Pero lo que se oculta es la elección política subyacente: se elige la estabilidad financiera por encima de la estabilidad social.
Se elige la confianza de los fondos de inversión por encima de la confianza de los votantes.
La macro no ignora la micro: la usa como sacrificio ritual para renovar su crédito ante los dioses del mercado.
El tiempo del capital y el tiempo de la vida
El conflicto no es solo económico, sino temporal.
El capital financiero vive en segundos; la vida humana, en tiempo lento.
Los mercados reaccionan a cada declaración, a cada cifra, a cada décima del déficit.
Los ciudadanos, en cambio, necesitan estabilidad, previsión, horizonte.
Esa asincronía destruye la política: los gobiernos actúan en el tiempo del mercado, no en el de la sociedad.
Planifican para los inversores, no para los hijos de sus votantes.
El presente se llena de decisiones que garantizan confianza financiera a cambio de futuro social.
Así, los gobiernos planifican con el reloj del mercado y olvidan el calendario de la historia.
Argentina: el laboratorio de la macro
Si la financiarización es teoría, Argentina es su demostración empírica.
Allí, la financiarización no es tendencia: es sistema.
El país vive pendiente del riesgo país, del tipo de cambio, de los desembolsos del FMI.
La política económica no busca desarrollo, busca respiración: evitar el colapso, mantener abierto el crédito.
Cada ajuste fiscal, cada congelación salarial, cada promesa de austeridad se formula para un interlocutor externo: los acreedores.
Tomemos un caso concreto: en diciembre de 2023, el gobierno argentino anuncia un recorte drástico de subsidios energéticos.
La medida se presenta un lunes por la mañana. Antes del mediodía, el riesgo país cae 150 puntos.
Los medios financieros celebran: “Argentina envía señales al mercado”.
El FMI aplaude la “responsabilidad fiscal”.
Los analistas de Wall Street mejoran sus proyecciones.
Dos meses después, las tarifas de luz y gas se multiplican por tres.
Las familias recortan consumo. Los pequeños comercios cierran.
La inflación devora lo que queda de los salarios.
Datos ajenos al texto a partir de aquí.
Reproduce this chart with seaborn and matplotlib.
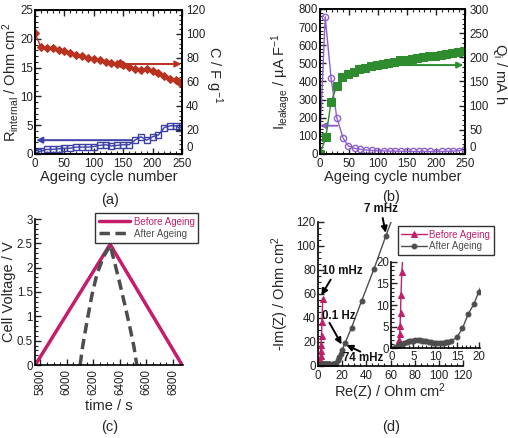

Pero los balances fiscales mejoran. Los inversores respiran. La macro sonríe.
Primero se miró la pantalla de Bloomberg. Después, la calle.
El orden importa: así se gobierna para la macro.
Argentina no gobierna para sus ciudadanos, sino para la macro.
Y la macro, a su vez, gobierna para los mercados.
El círculo se cierra: los votantes ya no deciden el rumbo económico de su país; lo hacen los índices de confianza financiera.
“El pueblo vota cada cuatro años; los mercados, cada mañana.
Y su voto pesa más.”
Epílogo: el país que obedece
Lo que ocurre en Argentina no es una anomalía; es un anticipo.
Todos los Estados endeudados transitan por la misma senda: la sustitución de la soberanía democrática por la soberanía del crédito.
Los gobiernos se justifican con gráficos, no con resultados sociales.
Las sociedades, acostumbradas a obedecer los imperativos de la macro, dejan de creer en la política.
Pero ¿hasta cuándo puede sostenerse un sistema en el que los números prosperan y la gente no?
¿Cuánto tiempo más antes de que el divorcio entre la macro y la vida se vuelva políticamente insostenible?
¿Qué ocurre cuando los ciudadanos comprenden que sus votos no pesan tanto como los flujos de capital?
Por ahora, la macroeconomía manda y la microeconomía sobrevive.
Los pueblos aprenden, tal vez demasiado tarde, la lección más amarga del capitalismo financiero:
que se puede crecer sin vivir
y gobernar sin gobernar.
Pero ningún sistema sobrevive mucho tiempo cuando solo los números prosperan.